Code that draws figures
★ ★ ★ ★ ★
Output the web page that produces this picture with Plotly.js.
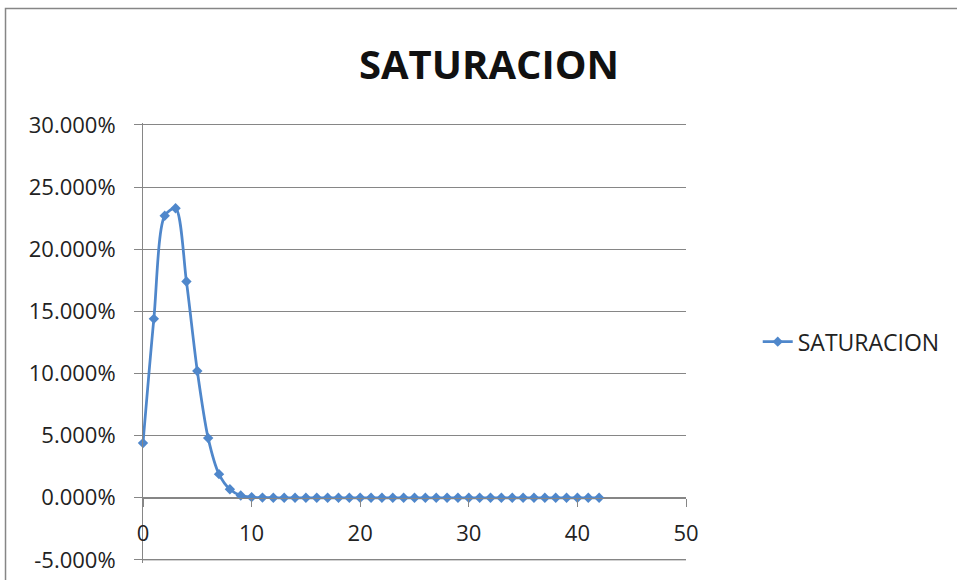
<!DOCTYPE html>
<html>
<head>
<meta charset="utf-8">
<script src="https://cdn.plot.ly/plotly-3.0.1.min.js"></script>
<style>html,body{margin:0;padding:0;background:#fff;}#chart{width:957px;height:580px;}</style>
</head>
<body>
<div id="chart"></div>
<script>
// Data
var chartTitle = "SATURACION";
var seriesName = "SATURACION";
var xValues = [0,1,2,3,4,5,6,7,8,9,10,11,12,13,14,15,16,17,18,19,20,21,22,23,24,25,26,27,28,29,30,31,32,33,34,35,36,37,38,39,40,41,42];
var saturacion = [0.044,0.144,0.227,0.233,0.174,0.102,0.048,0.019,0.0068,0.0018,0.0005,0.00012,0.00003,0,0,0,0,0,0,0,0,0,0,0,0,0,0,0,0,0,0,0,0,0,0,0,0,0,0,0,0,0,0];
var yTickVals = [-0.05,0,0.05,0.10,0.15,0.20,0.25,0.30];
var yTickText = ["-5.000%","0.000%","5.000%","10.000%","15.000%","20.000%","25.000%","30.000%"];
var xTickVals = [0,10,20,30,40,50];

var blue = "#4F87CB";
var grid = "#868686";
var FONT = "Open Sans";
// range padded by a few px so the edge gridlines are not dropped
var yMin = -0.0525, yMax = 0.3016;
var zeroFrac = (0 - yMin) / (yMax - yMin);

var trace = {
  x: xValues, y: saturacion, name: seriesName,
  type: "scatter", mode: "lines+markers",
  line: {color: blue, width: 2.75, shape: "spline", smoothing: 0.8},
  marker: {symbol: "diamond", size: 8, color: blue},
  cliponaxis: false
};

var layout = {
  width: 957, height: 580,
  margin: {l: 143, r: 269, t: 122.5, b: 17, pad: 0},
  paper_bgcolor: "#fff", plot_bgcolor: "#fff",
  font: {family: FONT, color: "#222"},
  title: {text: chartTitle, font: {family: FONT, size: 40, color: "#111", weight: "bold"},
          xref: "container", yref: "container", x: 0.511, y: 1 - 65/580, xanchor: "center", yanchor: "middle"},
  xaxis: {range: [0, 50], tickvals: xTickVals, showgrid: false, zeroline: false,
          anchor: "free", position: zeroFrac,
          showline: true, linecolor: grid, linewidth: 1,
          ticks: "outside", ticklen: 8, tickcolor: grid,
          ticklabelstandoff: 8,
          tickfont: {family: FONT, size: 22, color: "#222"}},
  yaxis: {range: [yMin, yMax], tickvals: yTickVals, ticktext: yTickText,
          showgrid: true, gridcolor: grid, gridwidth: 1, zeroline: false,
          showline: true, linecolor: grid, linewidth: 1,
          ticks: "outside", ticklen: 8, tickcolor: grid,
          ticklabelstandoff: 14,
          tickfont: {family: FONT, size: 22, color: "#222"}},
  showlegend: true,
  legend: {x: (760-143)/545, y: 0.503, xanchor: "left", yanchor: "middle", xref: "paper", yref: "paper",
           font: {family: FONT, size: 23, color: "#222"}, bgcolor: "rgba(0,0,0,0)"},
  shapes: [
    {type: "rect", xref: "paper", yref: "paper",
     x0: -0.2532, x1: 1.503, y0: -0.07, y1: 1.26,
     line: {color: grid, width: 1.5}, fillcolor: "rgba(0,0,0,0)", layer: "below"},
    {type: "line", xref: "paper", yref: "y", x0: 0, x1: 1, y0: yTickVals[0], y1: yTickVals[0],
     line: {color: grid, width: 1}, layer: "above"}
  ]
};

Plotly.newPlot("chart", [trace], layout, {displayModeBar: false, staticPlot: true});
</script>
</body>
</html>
★ ★ ★ ★ ★
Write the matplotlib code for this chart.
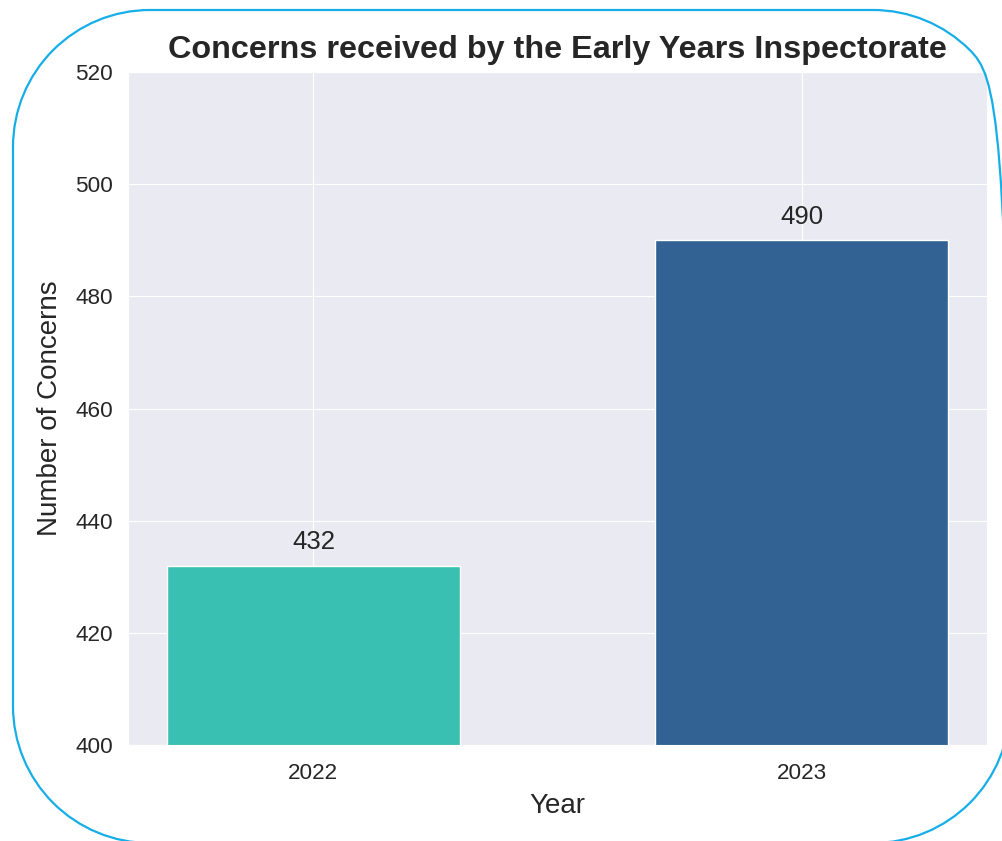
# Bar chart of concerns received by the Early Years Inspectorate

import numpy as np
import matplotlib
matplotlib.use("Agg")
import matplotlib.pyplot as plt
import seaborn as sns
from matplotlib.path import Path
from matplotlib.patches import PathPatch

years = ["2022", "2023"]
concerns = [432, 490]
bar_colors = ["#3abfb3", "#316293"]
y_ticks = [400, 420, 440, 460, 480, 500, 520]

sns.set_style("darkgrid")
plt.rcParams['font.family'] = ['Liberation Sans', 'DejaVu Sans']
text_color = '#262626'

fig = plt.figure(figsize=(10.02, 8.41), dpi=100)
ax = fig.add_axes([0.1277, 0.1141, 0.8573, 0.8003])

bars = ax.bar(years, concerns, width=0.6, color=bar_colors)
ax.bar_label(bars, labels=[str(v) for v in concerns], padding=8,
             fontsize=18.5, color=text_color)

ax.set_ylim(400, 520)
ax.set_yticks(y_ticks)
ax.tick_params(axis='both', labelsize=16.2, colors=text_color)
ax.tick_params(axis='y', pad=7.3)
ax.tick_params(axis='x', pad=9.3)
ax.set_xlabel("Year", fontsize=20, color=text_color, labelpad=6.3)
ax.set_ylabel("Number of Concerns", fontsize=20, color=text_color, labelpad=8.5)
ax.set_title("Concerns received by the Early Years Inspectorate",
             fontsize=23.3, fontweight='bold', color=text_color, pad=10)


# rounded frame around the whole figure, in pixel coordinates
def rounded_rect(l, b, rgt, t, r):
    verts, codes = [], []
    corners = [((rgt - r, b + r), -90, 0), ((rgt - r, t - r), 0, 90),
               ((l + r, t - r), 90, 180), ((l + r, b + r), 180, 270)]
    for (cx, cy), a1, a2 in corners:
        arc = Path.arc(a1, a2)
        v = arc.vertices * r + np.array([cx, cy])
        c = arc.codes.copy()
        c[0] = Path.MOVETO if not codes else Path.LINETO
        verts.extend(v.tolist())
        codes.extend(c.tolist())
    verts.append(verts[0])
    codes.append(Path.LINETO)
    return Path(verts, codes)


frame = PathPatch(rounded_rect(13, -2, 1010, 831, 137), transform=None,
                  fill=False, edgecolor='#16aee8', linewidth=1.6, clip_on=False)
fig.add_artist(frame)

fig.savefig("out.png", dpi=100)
★ ★ ★ ★ ★
Gather each line of the records holding the string "this".

Output the web page that produces this picture with Plotly.js.
Write the matplotlib code for this chart.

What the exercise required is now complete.